Working Families Task Force co-chair Anne Ladky is shaking off an 11-page minority report from two of the city’s biggest business groups ahead of a revamped paid sick leave ordinance expected to be introduced at next week’s full City Council meeting. Ladky, the executive director of Women Employed, says now that the task force recommendations are public, she can take off her co-chair hat and “vigorously advocate” for the ordinance’s passage.
Ladkey said she wasn’t surprised about the blowback from the Illinois Retail Merchants Association (IRMA) and the Chicagoland Chamber of Commerce, which drafted the memo denouncing the task force recommendations. But Ladky claims the media narrative that has emerged–business owners versus advocates–is misplaced. “I think it would be a mistake to conflate that official view of those organizations with the views of all their members. What we learned in the task force is there a wide range of views among employers. They’re not universally opposed.”
Ald. Ameya Pawar (47), co-chair of the task force, points to the Illinois Restaurant Association’s (IRA) neutral position on the recommendations as proof. IRA President Sam Toia sat on the task force, and the food service industry is the biggest private sector employer in the state.
IRMA and the Chamber, both task force participants, argue that coupled with Chicago’s $13 minimum wage, plastic bag ban, upcoming $588 million property tax levy (that is likely to be raised again), Cook County’s nationwide high sales tax, Affordable Care Act requirements, and recent tobacco tax hikes, paid sick leave mandates would be unduly burdensome on local businesses. The groups say labor policy shouldn’t be considered within a vacuum. Rather than reduce turnover and save on healthcare costs, paid sick leave will increase prices, decrease benefits, reduce employee hours, limit expansion, and lead to positions being cut, the business groups argue.
Pawar dismisses IRMA and Chamber claims, and says the implementation cost (which the task force estimates is a 0.7%-1.5% increase in labor costs) is minimal. “Quite frankly, I don’t understand what the disdain for working people is… at the end of the day it’s good for business because it’s good for people,” he told Aldertrack.
Ladky was well aware of both groups’ concerns, and said the report took pains to lay them out, but echoed Pawar. “It’s not a cost anywhere even remotely like the minimum wage.” Many employers the task force spoke to were concerned with making their business fairer for workers and attractive to new hires. “It’s not as if no employers want to do it, or advocates are always going to be fighting for the maximum. I think what our process showed is lots of employers want to do right by their employees.”

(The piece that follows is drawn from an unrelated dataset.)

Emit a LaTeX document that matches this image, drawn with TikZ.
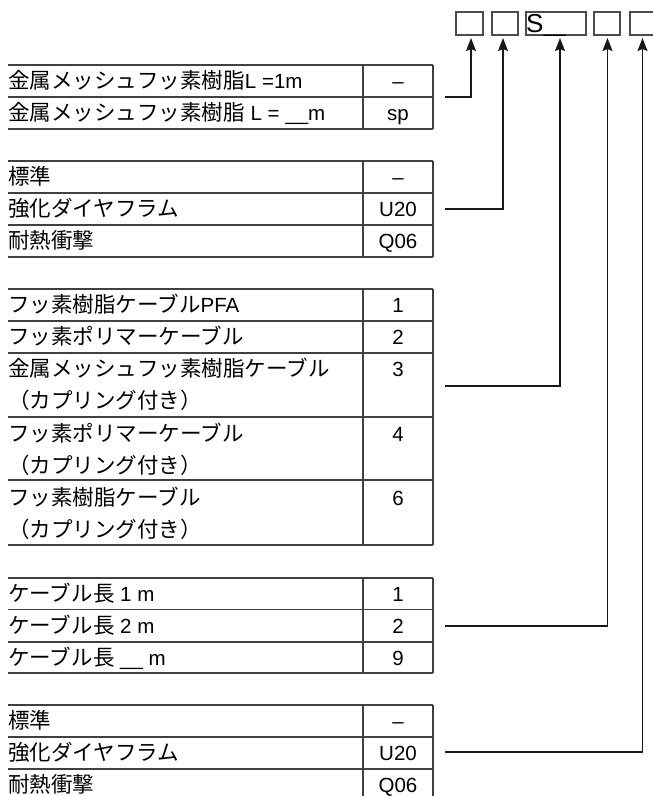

The recommendations are more conservative than the ordinance first pitched in 2014, and are the result of a business and labor consensus, Ladky says.
Employees will have to work 40 hours to accrue one hour of sick leave (up from 30 in the original paid sick leave ordinance), new hires will have to wait 120 to 180 days to utilize a paid sick day (up from 90 days), and the total number of sick days available would be capped at five, down from nine.
But some in labor, like UFCW Local 881’s political director Zach Koutsky, are happy to see a bigger paid sick leave umbrella that includes all private sector workers. He says ultimately, this version is more amenable to passage than the 2014 ordinance, and he doesn’t want to wait another year for this chance to come around again.
Members of the Earned Sick Time Chicago coalition, which includes AFSCME Council 31, the Sargent Shriver National Center on Poverty Law, UNITE HERE Local 1, UFCW Local 881, and Ladky’s organization, Women Employed, are in talks with each other, aldermen, and the Emanuel administration. Pawar said he expects Mayor Rahm Emanuel, who convened the task force, to be “very involved” with passage.
“This has gotten [our coalition] farther and with more buy-in than the 2014 bill ever had. It spurred a re-engagement at the state and county level,” Koutsky told Aldertrack.
Ald. Pawar said the proposals are more conservative than even he would have liked, but his job was to reach consensus. “I think we came up with a very balanced, and a more pro-business proposal [than the first ordinance]. My own personal politics would lean further to the left on this.”
He says Chicago’s approach, in some ways, is innovative, compared to recent advances in sick leave in New York and San Francisco. Starting on the expected effective date of the ordinance, July 1st, existing employees will have access to paid sick days immediately. Other cities have a four to six month waiting period. “We also have an FMLA (Family and Medical Leave Act) portion,” where employees can roll over a certain amount of accrued paid sick time to be used to take care of a newborn or sick parent.
“Why should working people have to win the good boss lotto to have basic protections?” Ladky told Aldertrack, saying paid sick leave should be a standard like public safety and child labor laws. If it can’t be done on the federal or state level, it should start in Chicago. “Union membership has declined… and with so much of our workforce being hourly, times have changed. Our employment standards have to change with the times.”
The across-the-board standards the task force recommended might also make enforcement easier. Pawar says the enforcement portion of the ordinance is being drafted.
Leaders from the Chicagoland Chamber and IRMA were both in Springfield and did not respond to inquiries by publication.